The Macau government has established a strict cap on the number of gaming concessions. Following the 2022 tender, new concession contracts were signed on December 16, 2022, with the existing six operators: Wynn Resorts (Macau) SA, MGM Grand Paradise, SA, Galaxy Casino, SA, SJM Resorts, SA, Venetian Macau, SA, and Melco Resorts (Macau), SA. This limits the total number of primary operating licenses to six.
These current gaming concessions legally block any new entrants because they are valid for a fixed 10-year period, commencing on January 1, 2023, and concluding on December 31, 2033. Furthermore, the new legal framework explicitly prohibits the granting of sub-concessions, which previously allowed for indirect market entry.
The capital requirement for any potential new entrant seeking a concession represents a multi-billion dollar barrier to entry. The revised Macau Gaming Law mandates that concessionaires must maintain a minimum capital requirement of MOP$5 billion. For context, MGM China injected MOP$4.8 billion (approximately US$594 million) to meet this MOP$5 billion (or US$618 million) threshold for its concession entity. Beyond the minimum capital, the six incumbent concessionaires have collectively agreed to invest approximately $15 billion in the Macau economy over their concession term as part of their non-gaming obligations.

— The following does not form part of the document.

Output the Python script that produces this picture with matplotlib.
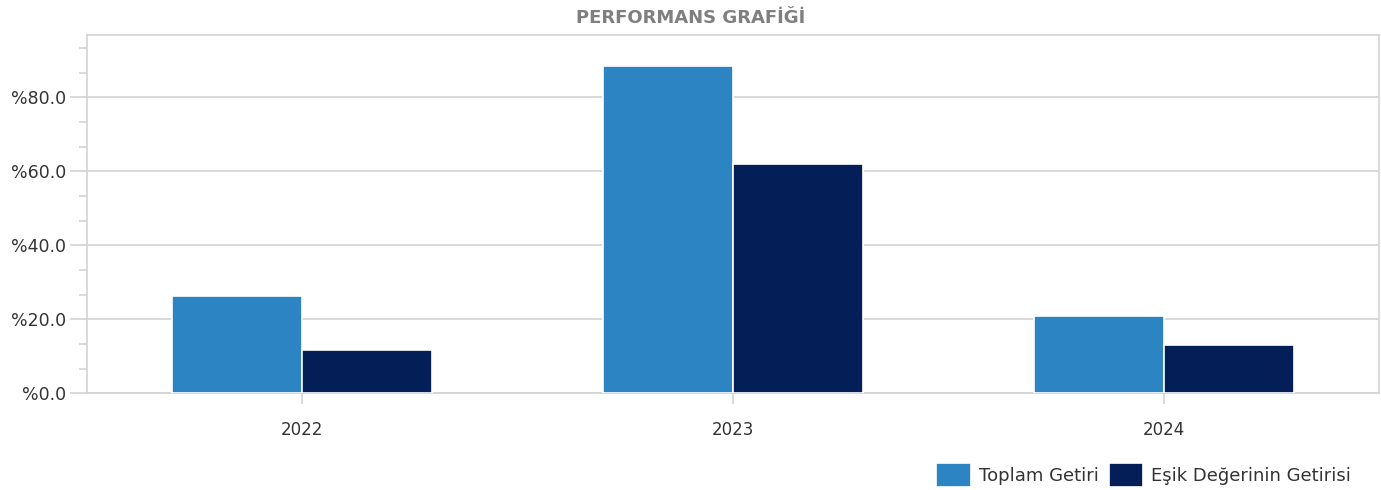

Regulatory changes further complicate any potential new entry structure, particularly regarding asset ownership. The government is concluding the transition away from the satellite casino model, with all satellite casinos mandated to cease operations by the end of 2025. This transition involves reassigning gaming assets from these satellite venues-which included around 480 gaming tables and 270 slot machines-to the main concessionaires. Moreover, the new law restricts how existing operations can be structured; for instance, new concessionaires were granted temporary authorization to operate casinos on third-party properties only until January 1st, 2026. For Studio City International Holdings Limited, which previously operated under a sub-concession structure, the new law requires the casino premises to be owned by the gaming operator, necessitating complex administrative procedures and government consent for compliance.
The structural barriers to entry can be summarized as follows:
| Barrier Component | Specific Data Point/Requirement |
| Maximum Concessions Allowed | Six primary licenses |
| Concession Contract Expiry | December 31, 2033 |
| Minimum Capital Requirement | MOP$5 billion |
| Total Non-Gaming Investment Pledged (All 6) | Approximately $15 billion |
| Satellite Casino Cessation Deadline | End of 2025 |
The regulatory environment strongly favors incumbents who have already secured the necessary approvals and committed to the substantial investment quotas. The structure is designed to limit, not expand, the number of core operators.
Key regulatory constraints impacting potential new entrants include:
- Prohibition on granting sub-concessions.
- Mandatory minimum capital of MOP$5 billion.
- Requirement for casino premises to be owned by the concessionaire.
- Temporary operating authorization for existing non-concessionaire structures ends January 1, 2026.
- Mandated non-gaming investment commitments for incumbents.